Write the data out again exactly, dropping any images it holds.

━━━━━━━━━━━━━━━━━━━━━━━━━━━━━━

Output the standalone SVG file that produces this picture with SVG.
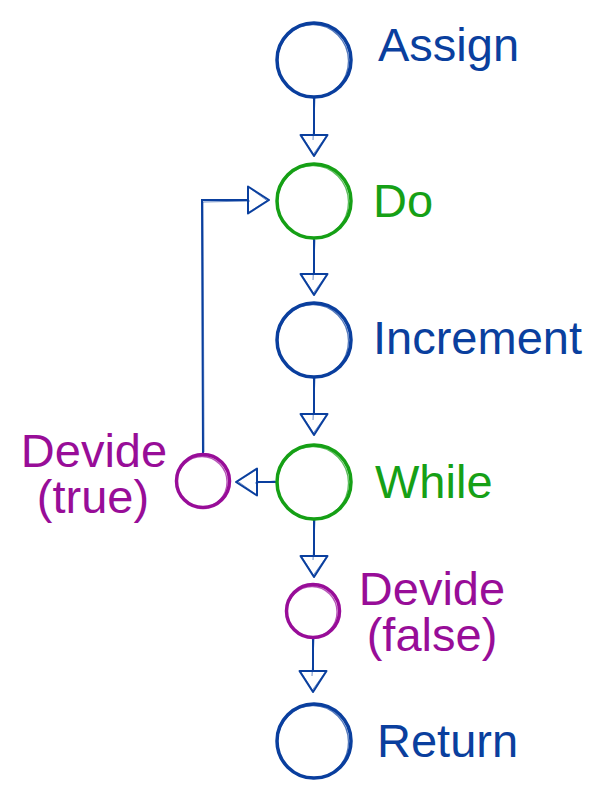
<svg xmlns="http://www.w3.org/2000/svg" width="600" height="800" viewBox="0 0 600 800">
  <defs>
    <style>
      .lbl { font-family: "Liberation Sans", Arial, sans-serif; font-size: 47px; }
      .blue { fill: #0a3f9e; }
      .green { fill: #16a016; }
      .purple { fill: #980d98; }
      .cb { fill: none; stroke: #0a3f9e; }
      .cg { fill: none; stroke: #16a016; }
      .cp { fill: none; stroke: #980d98; }
      .main { stroke-width: 3.5; }
      .sk { stroke-width: 1.3; opacity: 0.7; }
      .edge { fill: none; stroke: #0a3f9e; stroke-width: 2; marker-end: url(#tri); }
      .edge2 { fill: none; stroke: #0a3f9e; stroke-width: 1; opacity: 0.6; }
    </style>
    <marker id="tri" markerUnits="userSpaceOnUse" markerWidth="26" markerHeight="32" refX="23" refY="15" orient="auto" viewBox="0 0 26 32">
      <path d="M2,1.5 L23,15 L2,28.5 Z" fill="#fff" stroke="#0a3f9e" stroke-width="2" stroke-linejoin="round"/>
      <path d="M3.5,3 L21,15.5 L3,27" fill="none" stroke="#0a3f9e" stroke-width="1" opacity="0.6"/>
    </marker>
  </defs>

  <g id="connectors">
    <path class="edge" d="M314,97 L314,156"/>
    <path class="edge2" d="M315,98 L313,140"/>
    <path class="edge" d="M314,239 L314,295"/>
    <path class="edge2" d="M315,240 L313,280"/>
    <path class="edge" d="M276,482 L236,482"/>
    <path class="edge2" d="M275,481 L255,483"/>
    <path class="edge" d="M314,377 L314,435"/>
    <path class="edge2" d="M315,378 L313,420"/>
    <path class="edge" d="M314,519 L314,577"/>
    <path class="edge2" d="M315,520 L313,560"/>
    <path class="edge" d="M313,638 L313,692"/>
    <path class="edge2" d="M314,639 L312,676"/>
    <path class="edge" d="M203,454 L202,200 L269,200"/>
    <path class="edge2" d="M204,452 L203,202 L250,201"/>
  </g>

  <g id="assign">
    <circle class="cb main" cx="314" cy="60" r="37"/>
    <ellipse class="cb sk" cx="313" cy="61" rx="35.5" ry="36.5"/>
    <text class="lbl blue" x="378" y="61">Assign</text>
  </g>

  <g id="do">
    <circle class="cg main" cx="314" cy="201" r="37"/>
    <ellipse class="cg sk" cx="313" cy="202" rx="35.5" ry="36.5"/>
    <text class="lbl green" x="373" y="217">Do</text>
  </g>

  <g id="increment">
    <circle class="cb main" cx="314" cy="340" r="37"/>
    <ellipse class="cb sk" cx="313" cy="341" rx="35.5" ry="36.5"/>
    <text class="lbl blue" x="373" y="354">Increment</text>
  </g>

  <g id="while">
    <circle class="cg main" cx="314" cy="482" r="37"/>
    <ellipse class="cg sk" cx="313" cy="483" rx="35.5" ry="36.5"/>
    <text class="lbl green" x="375" y="498">While</text>
  </g>

  <g id="devide-true">
    <circle class="cp main" cx="203" cy="481" r="26.5"/>
    <ellipse class="cp sk" cx="202" cy="482" rx="25" ry="25.5"/>
    <text class="lbl purple" text-anchor="middle" x="94" y="467">Devide</text>
    <text class="lbl purple" text-anchor="middle" x="93" y="513">(true)</text>
  </g>

  <g id="devide-false">
    <circle class="cp main" cx="313" cy="611" r="26.5"/>
    <ellipse class="cp sk" cx="312" cy="612" rx="25" ry="25.5"/>
    <text class="lbl purple" text-anchor="middle" x="432" y="605">Devide</text>
    <text class="lbl purple" text-anchor="middle" x="432" y="651">(false)</text>
  </g>

  <g id="return">
    <circle class="cb main" cx="314" cy="741" r="37"/>
    <ellipse class="cb sk" cx="313" cy="742" rx="35.5" ry="36.5"/>
    <text class="lbl blue" x="377" y="757">Return</text>
  </g>
</svg>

━━━━━━━━━━━━━━━━━━━━━━━━━━━━━━

## Answer to the problem
Output the standalone SVG file that produces this picture with SVG.
<svg xmlns="http://www.w3.org/2000/svg" width="600" height="800" viewBox="0 0 600 800">
  <defs>
    <style>
      .lbl { font-family: "Liberation Sans", Arial, sans-serif; font-size: 47px; }
      .blue { fill: #0a3f9e; }
      .green { fill: #16a016; }
      .purple { fill: #980d98; }
      .cb { fill: none; stroke: #0a3f9e; }
      .cg { fill: none; stroke: #16a016; }
      .cp { fill: none; stroke: #980d98; }
      .main { stroke-width: 3.5; }
      .sk { stroke-width: 1.3; opacity: 0.7; }
      .edge { fill: none; stroke: #0a3f9e; stroke-width: 2; marker-end: url(#tri); }
      .edge2 { fill: none; stroke: #0a3f9e; stroke-width: 1; opacity: 0.6; }
    </style>
    <marker id="tri" markerUnits="userSpaceOnUse" markerWidth="26" markerHeight="32" refX="23" refY="15" orient="auto" viewBox="0 0 26 32">
      <path d="M2,1.5 L23,15 L2,28.5 Z" fill="#fff" stroke="#0a3f9e" stroke-width="2" stroke-linejoin="round"/>
      <path d="M3.5,3 L21,15.5 L3,27" fill="none" stroke="#0a3f9e" stroke-width="1" opacity="0.6"/>
    </marker>
  </defs>

  <g id="connectors">
    <path class="edge" d="M314,97 L314,156"/>
    <path class="edge2" d="M315,98 L313,140"/>
    <path class="edge" d="M314,239 L314,295"/>
    <path class="edge2" d="M315,240 L313,280"/>
    <path class="edge" d="M276,482 L236,482"/>
    <path class="edge2" d="M275,481 L255,483"/>
    <path class="edge" d="M314,377 L314,435"/>
    <path class="edge2" d="M315,378 L313,420"/>
    <path class="edge" d="M314,519 L314,577"/>
    <path class="edge2" d="M315,520 L313,560"/>
    <path class="edge" d="M313,638 L313,692"/>
    <path class="edge2" d="M314,639 L312,676"/>
    <path class="edge" d="M203,454 L202,200 L269,200"/>
    <path class="edge2" d="M204,452 L203,202 L250,201"/>
  </g>

  <g id="assign">
    <circle class="cb main" cx="314" cy="60" r="37"/>
    <ellipse class="cb sk" cx="313" cy="61" rx="35.5" ry="36.5"/>
    <text class="lbl blue" x="378" y="61">Assign</text>
  </g>

  <g id="do">
    <circle class="cg main" cx="314" cy="201" r="37"/>
    <ellipse class="cg sk" cx="313" cy="202" rx="35.5" ry="36.5"/>
    <text class="lbl green" x="373" y="217">Do</text>
  </g>

  <g id="increment">
    <circle class="cb main" cx="314" cy="340" r="37"/>
    <ellipse class="cb sk" cx="313" cy="341" rx="35.5" ry="36.5"/>
    <text class="lbl blue" x="373" y="354">Increment</text>
  </g>

  <g id="while">
    <circle class="cg main" cx="314" cy="482" r="37"/>
    <ellipse class="cg sk" cx="313" cy="483" rx="35.5" ry="36.5"/>
    <text class="lbl green" x="375" y="498">While</text>
  </g>

  <g id="devide-true">
    <circle class="cp main" cx="203" cy="481" r="26.5"/>
    <ellipse class="cp sk" cx="202" cy="482" rx="25" ry="25.5"/>
    <text class="lbl purple" text-anchor="middle" x="94" y="467">Devide</text>
    <text class="lbl purple" text-anchor="middle" x="93" y="513">(true)</text>
  </g>

  <g id="devide-false">
    <circle class="cp main" cx="313" cy="611" r="26.5"/>
    <ellipse class="cp sk" cx="312" cy="612" rx="25" ry="25.5"/>
    <text class="lbl purple" text-anchor="middle" x="432" y="605">Devide</text>
    <text class="lbl purple" text-anchor="middle" x="432" y="651">(false)</text>
  </g>

  <g id="return">
    <circle class="cb main" cx="314" cy="741" r="37"/>
    <ellipse class="cb sk" cx="313" cy="742" rx="35.5" ry="36.5"/>
    <text class="lbl blue" x="377" y="757">Return</text>
  </g>
</svg>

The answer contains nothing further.